A microfabricated approach to minimize diffusion barriers in 3D culture. (A) Schematic of fabrication of 3D microgels. PDMS, poly(dimethylsiloxane). (B) Phase contrast image of individual MCF-10A cells cultured in 42×42×75 μm microgels (top), and a brightfield cross-sectional image of BAMECs suspended within 50×50×60 μm microgels (bottom). Scale bars: 50 μm. (C) MDCK cells fixed 24 hours after culture in the indicated matrices. Scale bars: 20 μm. (D) Simulations of protein diffusion (molecular mass =66 kDa). Dashed lines indicate time to half-maximal concentration, and correspond to 2.33 minutes for microgels and 15.5 hours for macrogels. (E) Quantification of NFκB nuclear translocation in NIH 3T3 cells 30 minutes after stimulation with 25 ng/ml TNFα. Means ± s.e.m. are from three independent experiments. (F) NIH 3T3 cells fixed 30 minutes after stimulation with TNFα. Scale bars: 10 μm.

Fig. 2.

HGF-induced ERK activation underlying MDCK scattering and tubulogenesis is regulated by rate of stimulation, not matrix dimensionality. (A) MDCK cells before and after stimulation with 25 ng/ml HGF for 24 hours. (B) ERK phosphorylation in response to 25 ng/ml HGF stimulation in MDCK cells.
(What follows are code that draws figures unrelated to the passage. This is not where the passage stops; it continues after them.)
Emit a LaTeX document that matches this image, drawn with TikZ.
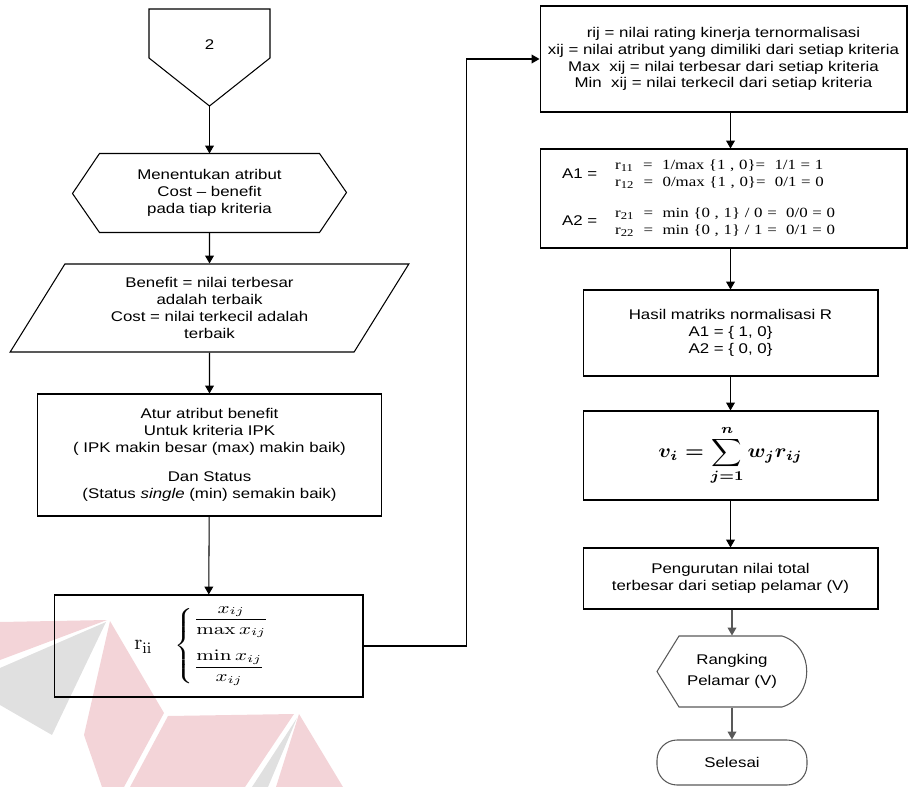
\documentclass[tikz,border=0pt]{standalone}
\usepackage[no-math]{fontspec}
\usepackage{amsmath}
\usepackage{graphicx}
\setmainfont[FakeStretch=1.2]{Liberation Sans}
\newfontfamily\serifr[FakeStretch=1.2]{Liberation Serif}
\usetikzlibrary{arrows.meta, positioning, shapes.geometric}
\definecolor{wmred}{RGB}{243,212,216}
\definecolor{wmgray}{RGB}{224,224,224}

\begin{document}
\begin{tikzpicture}[x=0.02cm, y=-0.02cm, line width=0.6pt,
    >={Triangle[length=4.5pt,width=5pt]},
    every node/.style={font=\fontsize{8}{9.6}\selectfont},
    proses/.style={draw, rectangle, align=center, inner sep=0pt},
    teks/.style={align=center, inner sep=0pt},
    data/.style={draw, trapezium, trapezium left angle=58.5, trapezium right angle=121.5,
      trapezium stretches=true, align=center, inner sep=0pt},
    abu/.style={draw=black!65}]

  \useasboundingbox (0,0) rectangle (913,787);

  % watermark
  \fill[wmred] (0,622) -- (107,620) -- (0,660) -- cycle;
  \fill[wmgray] (0,668) -- (106,622) -- (52,735) -- (0,705) -- cycle;
  \fill[wmred] (110,621) -- (164,713) -- (124,787) -- (102,787) -- (84,735) -- cycle;
  \fill[wmred] (168,716) -- (294,714) -- (245,787) -- (130,787) -- cycle;
  \fill[wmgray] (297,718) -- (268,787) -- (252,787) -- cycle;
  \fill[wmred] (299,714) -- (343,787) -- (276,787) -- cycle;

  % kolom kiri
  \node[teks] (mulai) at (209.5,45) {2};
  \draw (149,9) -- (270,9) -- (270,58) -- (209.5,106) coordinate (ujung) -- (149,58) -- cycle;

  \node[teks, minimum width=4.38cm, minimum height=1.56cm] (atribut) at (209.5,193)
    {Menentukan atribut\\Cost -- benefit\\pada tiap kriteria};
  \draw (atribut.north west) -- (atribut.north east) -- ++(27,39) -- (atribut.south east)
    -- (atribut.south west) -- ++(-27,-39) -- cycle;

  \node[data, minimum width=7.98cm, minimum height=1.76cm] (jenis) at (209.5,308)
    {Benefit = nilai terbesar\\adalah terbaik\\Cost = nilai terkecil adalah\\terbaik};

  \node[proses, minimum width=6.9cm, minimum height=2.44cm] (atur) at (209.5,455)
    {Atur atribut benefit\\Untuk kriteria IPK\\( IPK makin besar (max) makin baik)\\[0.25cm]
     Dan Status\\(Status \textit{single} (min) semakin baik)};

  \node[proses, minimum width=6.18cm, minimum height=2.04cm, font=\fontsize{9}{11}\selectfont] (rumus) at (208.5,646)
    {{\fontsize{13}{15}\selectfont$\mathrm{r}_{\mathrm{ii}}$}\hspace{0.45cm}%
     \scalebox{1.3}[1]{$\left\{\begin{array}{@{}l@{}}
      \dfrac{x_{ij}}{\max x_{ij}}\\[12pt]\dfrac{\min x_{ij}}{x_{ij}}\end{array}\right.$}\hspace{0.22cm}};

  % kolom kanan
  \node[proses, minimum width=7.34cm, minimum height=2.12cm] (ket) at (723.5,59)
    {rij = nilai rating kinerja ternormalisasi\\xij = nilai atribut yang dimiliki dari setiap kriteria\\
     Max\ \ xij = nilai terbesar dari setiap kriteria\\Min\ \ xij = nilai terkecil dari setiap kriteria};

  \node[proses, minimum height=1.98cm, text width=6.46cm, inner xsep=0.44cm, align=left] (hitung) at (723.5,198.5)
    {\begin{tabular}{@{}l@{\hspace{0.36cm}}l@{}}
     A1 = & \serifr\begin{tabular}[c]{@{}l@{}}
       r\textsubscript{11}\ \ =\ \ 1/max \{1 , 0\}=\ \ 1/1 = 1\\
       r\textsubscript{12}\ \ =\ \ 0/max \{1 , 0\}=\ \ 0/1 = 0\end{tabular}\\[0.45cm]
     A2 = & \serifr\begin{tabular}[c]{@{}l@{}}
       r\textsubscript{21}\ \ =\ \ min \{0 , 1\} / 0 =\ \ 0/0 = 0\\
       r\textsubscript{22}\ \ =\ \ min \{0 , 1\} / 1 =\ \ 0/1 = 0\end{tabular}
     \end{tabular}};

  \node[proses, minimum width=5.9cm, minimum height=1.72cm] (hasil) at (730.5,333)
    {Hasil matriks normalisasi R\\A1 = \{ 1, 0\}\\A2 = \{ 0, 0\}};

  \node[proses, minimum width=5.9cm, minimum height=1.78cm, font=\fontsize{10}{12}\selectfont] (bobot) at (730.5,455.5)
    {\scalebox{1.2}[1.1]{\boldmath$\displaystyle v_i=\sum_{j=1}^{n} w_j r_{ij}$}};

  \node[proses, minimum width=5.9cm, minimum height=1.22cm] (urut) at (730.5,578.5)
    {\raisebox{-3pt}{\begin{tabular}{@{}c@{}}Pengurutan nilai total\\terbesar dari setiap pelamar (V)\end{tabular}}};

  \node[teks, minimum width=3cm, minimum height=1.42cm] (rangking) at (732,671.5)
    {Rangking\\[2pt]Pelamar (V)};
  \draw[abu] (657,671.5) -- (679,636) -- (782,636) .. controls (815,646) and (815,697) .. (782,707)
    -- (679,707) -- cycle;

  \node[draw, abu, rounded corners=0.4cm, minimum width=3cm, minimum height=0.9cm, inner sep=0pt] (selesai) at (732,762.5) {Selesai};

  % panah
  \path[->] (ujung) edge (atribut)
            (atribut) edge (jenis)
            (jenis) edge (atur)
            (atur) edge (rumus);
  \draw[->] (rumus.east) -- ++(103,0) |- (ket.west);
  \draw[->] (ket.south -| hasil.north) -- (hitung.north -| hasil.north);
  \draw[->] (hitung.south -| hasil.north) -- (hasil.north);
  \draw[->] (hasil.south) -- (bobot.north);
  \draw[->] (bobot.south) -- (urut.north);
  \draw[->, abu] (urut.south -| rangking.north) -- (rangking.north);
  \draw[->, abu] (rangking.south) -- (selesai.north);
\end{tikzpicture}
\end{document}
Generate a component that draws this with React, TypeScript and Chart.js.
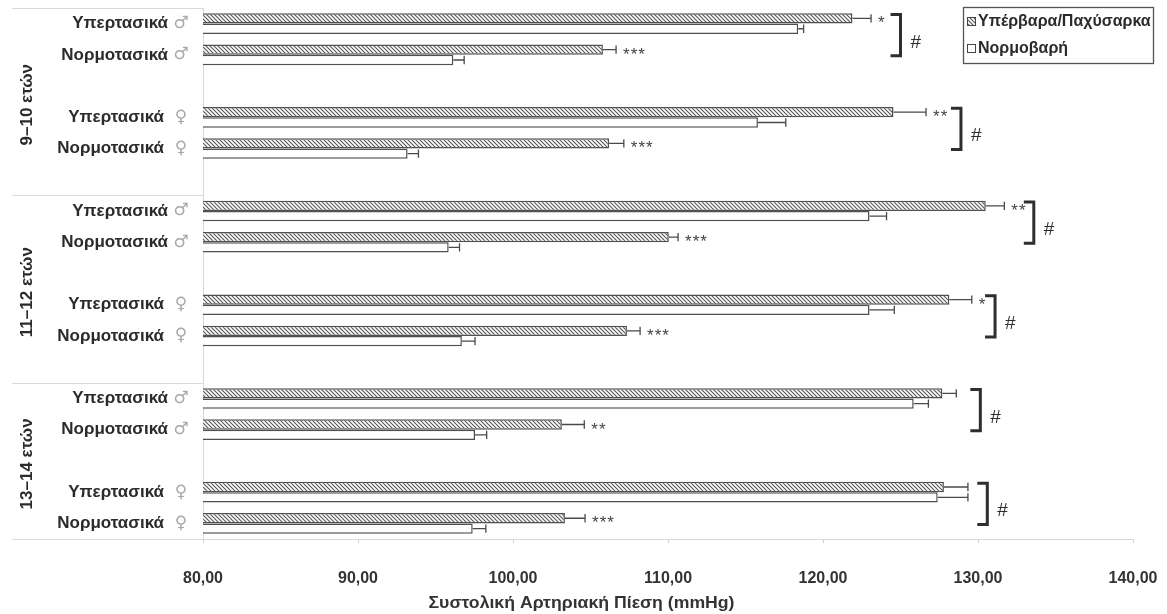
import React, { useEffect, useRef } from 'react';
import { Chart, registerables } from 'chart.js';

Chart.register(...registerables);

// ---------- data ----------
const groupLabels = ['9–10 ετών', '11–12 ετών', '13–14 ετών'];

const categories = [
  'Υπερτασικά ♂', 'Νορμοτασικά ♂', '', 'Υπερτασικά ♀', 'Νορμοτασικά ♀', '',
  'Υπερτασικά ♂', 'Νορμοτασικά ♂', '', 'Υπερτασικά ♀', 'Νορμοτασικά ♀', '',
  'Υπερτασικά ♂', 'Νορμοτασικά ♂', '', 'Υπερτασικά ♀', 'Νορμοτασικά ♀',
];

const seriesNames = ['Υπέρβαρα/Παχύσαρκα', 'Νορμοβαρή'];

const overweight = [121.9, 105.8, null, 124.55, 106.2, null, 130.5, 110.05, null, 128.15, 107.35, null, 127.7, 103.15, null, 127.8, 103.35];
const overweightErr = [1.2, 0.85, null, 2.1, 0.95, null, 1.2, 0.6, null, 1.45, 0.85, null, 0.9, 1.45, null, 1.55, 1.3];
const normal = [118.4, 96.15, null, 115.8, 93.2, null, 123.0, 95.85, null, 123.0, 96.7, null, 125.85, 97.55, null, 127.4, 97.4];
const normalErr = [0.35, 0.7, null, 1.8, 0.7, null, 1.1, 0.7, null, 1.6, 0.85, null, 0.95, 0.75, null, 1.95, 0.85];

const stars = ['*', '***', '', '**', '***', '', '**', '***', '', '*', '***', '', '', '**', '', '', '***'];

// bracket ("#") positions for each pair of rows, in axis units
const bracketX = [125.0, 128.9, 133.6, 131.1, 130.15, 130.6];
const bracketMark = ['#', '#', '#', '#', '#', '#'];

const xTickLabels = ['80,00', '90,00', '100,00', '110,00', '120,00', '130,00', '140,00'];
const xTitle = 'Συστολική Αρτηριακή Πίεση (mmHg)';

// ---------- helpers ----------
const FONT = '"Liberation Sans", Arial, sans-serif';
const DARK = '#333333';
const LINE = '#4a4a4a';

function makeHatch(): CanvasPattern | string {
  const c = document.createElement('canvas');
  const s = 4;
  c.width = s;
  c.height = s;
  const g = c.getContext('2d');
  if (!g) return '#999';
  g.fillStyle = '#ffffff';
  g.fillRect(0, 0, s, s);
  g.strokeStyle = '#555555';
  g.lineWidth = 1.1;
  g.beginPath();
  g.moveTo(-1, -1);
  g.lineTo(s + 1, s + 1);
  g.moveTo(-1, s - 1);
  g.lineTo(1, s + 1);
  g.moveTo(s - 1, -1);
  g.lineTo(s + 1, 1);
  g.stroke();
  return g.createPattern(c, 'repeat') || '#999';
}

export default function App() {
  const ref = useRef<HTMLCanvasElement>(null);

  useEffect(() => {
    if (!ref.current) return;
    const hatch = makeHatch();

    const decor = {
      id: 'decor',
      afterDatasetsDraw(chart: any) {
        const ctx = chart.ctx as CanvasRenderingContext2D;
        const xs = chart.scales.x;
        const ys = chart.scales.y;
        const m0 = chart.getDatasetMeta(0);
        const m1 = chart.getDatasetMeta(1);
        ctx.save();
        // error bars (positive side only)
        const sets: any[] = [
          [m0, overweight, overweightErr],
          [m1, normal, normalErr],
        ];
        sets.forEach(([meta, vals, errs]) => {
          vals.forEach((v: number | null, i: number) => {
            if (v == null) return;
            const el = meta.data[i];
            const x0 = el.x;
            const x1 = xs.getPixelForValue(v + errs[i]);
            const h = el.height;
            const y = el.y;
            ctx.strokeStyle = LINE;
            ctx.lineWidth = 1.3;
            ctx.beginPath();
            ctx.moveTo(x0, y);
            ctx.lineTo(x1, y);
            ctx.moveTo(x1, y - h / 2 + 1);
            ctx.lineTo(x1, y + h / 2 - 1);
            ctx.stroke();
          });
        });
        // significance stars
        ctx.font = `17px ${FONT}`;
        ctx.fillStyle = '#444';
        ctx.textAlign = 'left';
        ctx.textBaseline = 'alphabetic';
        (ctx as any).letterSpacing = '1px';
        stars.forEach((s, i) => {
          if (!s) return;
          const v = overweight[i] as number;
          const e = overweightErr[i] as number;
          const el = m0.data[i];
          const x = xs.getPixelForValue(v + e) + 7;
          ctx.fillText(s, x, el.y + 10);
        });
        (ctx as any).letterSpacing = '0px';
        // brackets with #
        bracketX.forEach((bx, p) => {
          const i = p * 3;
          const top = ys.getPixelForValue(i) - 9;
          const bottom = ys.getPixelForValue(i + 1) + 1;
          const x = xs.getPixelForValue(bx);
          ctx.strokeStyle = '#2e2e2e';
          ctx.lineWidth = 3;
          ctx.lineJoin = 'miter';
          ctx.beginPath();
          ctx.moveTo(x - 10, top);
          ctx.lineTo(x, top);
          ctx.lineTo(x, bottom);
          ctx.lineTo(x - 10, bottom);
          ctx.stroke();
          ctx.font = `19px ${FONT}`;
          ctx.fillStyle = '#2e2e2e';
          ctx.textAlign = 'left';
          ctx.textBaseline = 'alphabetic';
          ctx.fillText(bracketMark[p], x + 10, (top + bottom) / 2 + 12.5);
        });
        ctx.restore();
      },
      afterDraw(chart: any) {
        const ctx = chart.ctx as CanvasRenderingContext2D;
        const ys = chart.scales.y;
        const area = chart.chartArea;
        const left = area.left;
        const slot = (area.bottom - area.top) / categories.length;
        ctx.save();
        // category labels
        categories.forEach((lab, i) => {
          if (!lab) return;
          const sym = lab.slice(-1);
          const text = lab.slice(0, -1).trim();
          const y = ys.getPixelForValue(i);
          const male = sym === '♂';
          ctx.font = `bold 17px ${FONT}`;
          ctx.fillStyle = '#2b2b2b';
          ctx.textAlign = 'right';
          ctx.textBaseline = 'middle';
          ctx.fillText(text, left - (male ? 35 : 39), y);
          ctx.font = '17px "DejaVu Sans", sans-serif';
          ctx.fillStyle = '#a8a8a8';
          ctx.textAlign = 'center';
          ctx.fillText(sym, left - 22, y);
        });
        // group separators
        ctx.strokeStyle = '#dadada';
        ctx.lineWidth = 1;
        const bounds = [area.top];
        groupLabels.forEach((_, g) => {
          const last = Math.min(g * 6 + 5, categories.length - 1);
          bounds.push(g === groupLabels.length - 1 ? area.bottom : ys.getPixelForValue(last) + slot / 2);
        });
        bounds.forEach((b) => {
          ctx.beginPath();
          ctx.moveTo(12, Math.round(b) + 0.5);
          ctx.lineTo(left, Math.round(b) + 0.5);
          ctx.stroke();
        });
        // group labels (rotated)
        groupLabels.forEach((gl, g) => {
          const cy = (bounds[g] + bounds[g + 1]) / 2 + 3;
          ctx.save();
          ctx.translate(27, cy);
          ctx.rotate(-Math.PI / 2);
          ctx.font = `bold 17px ${FONT}`;
          ctx.fillStyle = '#2b2b2b';
          ctx.textAlign = 'center';
          ctx.textBaseline = 'middle';
          ctx.fillText(gl, 0, 0);
          ctx.restore();
        });
        // axis title (condensed look, centered on the whole picture)
        ctx.save();
        ctx.font = `bold 17px ${FONT}`;
        const tw = ctx.measureText(xTitle).width;
        const target = 306;
        const sx = target / tw;
        ctx.translate(chart.width / 2 - 2, 603);
        ctx.scale(sx, 1);
        ctx.fillStyle = DARK;
        ctx.textAlign = 'center';
        ctx.textBaseline = 'middle';
        ctx.fillText(xTitle, 0, 0);
        ctx.restore();
        // legend box
        const lx = chart.width - 204;
        const ly = 7;
        const lw = 190;
        const lh = 56;
        ctx.fillStyle = '#ffffff';
        ctx.fillRect(lx, ly, lw, lh);
        ctx.strokeStyle = '#555';
        ctx.lineWidth = 1.3;
        ctx.strokeRect(lx + 0.5, ly + 0.5, lw, lh);
        const items = [
          { name: seriesNames[0], fill: hatch, y: ly + 14.5 },
          { name: seriesNames[1], fill: '#ffffff', y: ly + 41.5 },
        ];
        items.forEach((it) => {
          ctx.fillStyle = it.fill as any;
          ctx.fillRect(lx + 4, it.y - 4.5, 9, 9);
          ctx.strokeStyle = '#444';
          ctx.lineWidth = 1;
          ctx.strokeRect(lx + 4.5, it.y - 4, 8, 8);
          ctx.font = `bold 16px ${FONT}`;
          ctx.fillStyle = '#2b2b2b';
          ctx.textAlign = 'left';
          ctx.textBaseline = 'middle';
          ctx.fillText(it.name, lx + 15, it.y);
        });
        ctx.restore();
      },
    };

    const chart = new Chart(ref.current, {
      type: 'bar',
      data: {
        labels: categories,
        datasets: [
          {
            label: seriesNames[0],
            data: overweight as any,
            backgroundColor: hatch as any,
            borderColor: '#505050',
            borderWidth: 1.5,
            categoryPercentage: 0.66,
            barPercentage: 1,
          },
          {
            label: seriesNames[1],
            data: normal as any,
            backgroundColor: '#ffffff',
            borderColor: '#505050',
            borderWidth: 1.5,
            categoryPercentage: 0.66,
            barPercentage: 1,
          },
        ],
      },
      options: {
        indexAxis: 'y',
        responsive: false,
        animation: false,
        layout: { padding: { left: 203, right: 34, top: 8, bottom: 0 } },
        plugins: {
          legend: { display: false },
          tooltip: { enabled: false },
          title: { display: false },
        },
        scales: {
          x: {
            type: 'linear',
            min: 80,
            max: 140,
            ticks: {
              stepSize: 10,
              color: DARK,
              padding: 26,
              font: { family: FONT, size: 16, weight: 'bold' },
              callback: (_v: any, i: number) => xTickLabels[i],
            },
            grid: { drawOnChartArea: false, drawTicks: true, tickLength: 4, color: '#d0d0d0' },
            border: { color: '#d8d8d8' },
            afterFit: (s: any) => {
              s.height = 75;
              s.paddingLeft = 0;
              s.paddingRight = 0;
            },
          },
          y: {
            ticks: { display: false },
            grid: { display: false, drawTicks: false },
            border: { display: true, color: '#d8d8d8' },
          },
        },
      },
      plugins: [decor],
    } as any);

    return () => chart.destroy();
  }, []);

  return (
    <div style={{ position: 'fixed', left: 0, top: 0, width: 1167, height: 614, background: '#ffffff' }}>
      <canvas ref={ref} width={1167} height={614} style={{ display: 'block' }} />
    </div>
  );
}
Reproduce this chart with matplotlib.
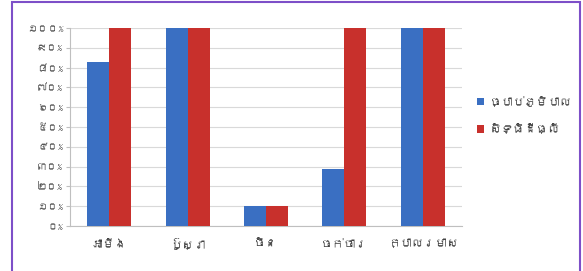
import numpy as np
import matplotlib
matplotlib.use('Agg')
import matplotlib.pyplot as plt
from matplotlib import font_manager
from matplotlib.ft2font import FT2Font
from matplotlib.patches import Rectangle

categories = ['អាមីង', 'ប៊ូស្រា', 'ចិន', 'ចក់ចារ', 'ក្បាលរមាស']
series_names = ['ច្បាប់ភូមិបាល', 'សិទ្ធិដីធ្លី']
land_law = [83, 100, 10, 29, 100]
land_rights = [100, 100, 10, 100, 100]
ytick_labels = ['០%', '១០%', '២០%', '៣០%', '៤០%', '៥០%', '៦០%', '៧០%', '៨០%', '៩០%', '១០០%']


def khmer_families():
    found = []
    for f in font_manager.fontManager.ttflist:
        try:
            if 0x1780 in FT2Font(f.fname).get_charmap() and f.name not in found:
                found.append(f.name)
        except Exception:
            pass
    return found


fams = khmer_families() + ['DejaVu Sans']
plt.rcParams['font.family'] = fams

fig = plt.figure(figsize=(5.83, 2.71), dpi=100)
ax = fig.add_axes([70 / 583, 45 / 271, 392 / 583, 198 / 271])

x = np.arange(len(categories))
w = 0.28
ax.bar(x - w / 2, land_law, w, color='#3a6fc2', label=series_names[0], zorder=3)
ax.bar(x + w / 2, land_rights, w, color='#c8302c', label=series_names[1], zorder=3)

ax.set_xlim(-0.5, len(categories) - 0.5)
ax.set_ylim(0, 100)
ax.set_yticks(np.arange(0, 101, 10))
ax.set_yticklabels(ytick_labels, fontsize=7.5, color='#555555')
ax.set_xticks(x)
ax.set_xticklabels(categories, fontsize=8.5, color='#444444')
ax.grid(axis='y', color='#d9d9d9', linewidth=0.8, zorder=0)
for s in ['top', 'right']:
    ax.spines[s].set_visible(False)
for s in ['left', 'bottom']:
    ax.spines[s].set_color('#bfbfbf')
ax.tick_params(axis='y', length=3, color='#bfbfbf', pad=2)
ax.tick_params(axis='x', length=0, pad=9)

ax.legend(loc='center left', bbox_to_anchor=(1.01, 0.56), frameon=False,
          fontsize=8.5, handlelength=0.6, handleheight=0.6, handletextpad=0.5,
          labelspacing=1.4, labelcolor='#444444')

# purple frame around the chart
fig.patches.append(Rectangle((12 / 583, -0.05), 568 / 583, 1.05 - 1.5 / 271,
                             transform=fig.transFigure, fill=False,
                             edgecolor='#7d4fc8', linewidth=1.5))

fig.savefig('out.png', dpi=100)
Means ± s.e.m. are from at least five independent experiments. Colored asterisks in the graph represent P<0.05 relative to time 0, via Student's t-test with Bonferroni correction for multiple comparisons. Black asterisks represent significantly different (P<0.05) profiles between 2D, macrogel and microgel, via Mann-Whitney U-test. (C) MDCK cells treated with 10 μM U0126 and then stimulated with HGF. (D) Profiles of HGF stimulation applied to MDCK cells cultured in microgels. Ramp 1: 0.1 ng/ml/minute; Ramp 2: 0.05 ng/ml/minute. Cells were lysed 2 hours from start or end of stimulation (black, blue, green arrows). (E) ERK phosphorylation in response to dynamic stimulation with HGF. Means ± s.e.m. are from at least five independent experiments. *P<0.05; #, P<0.10, Student's t-test with Bonferroni correction for multiple comparisons. Scale bars: 20 μm.

Fig. 3.

HGF-induced MLC activity is determined by matrix dimensionality and regulates tubulogenesis. (A) Relative MLC phosphorylation in response to 25 ng/ml HGF in MDCK cells. Means ± s.e.m. are from at least five independent experiments. The phosphorylated myosin (ppMLC) blot for macrogels was exposed substantially longer to allow visualization of the relatively weak bands. *P<0.05 between data points at 240 minutes, via Student's t-test with Bonferroni correction for multiple comparisons. (B) Protein expression after knockdown of MYPT1 with siRNA relative to a non-transfected control. Means ± s.e.m. are from three independent experiments. *P<0.05; ***P<0.005, Student's t-test. (C) Control or MYPT1-knockdown MDCK cells stimulated with HGF. Scale bars: 20 μm.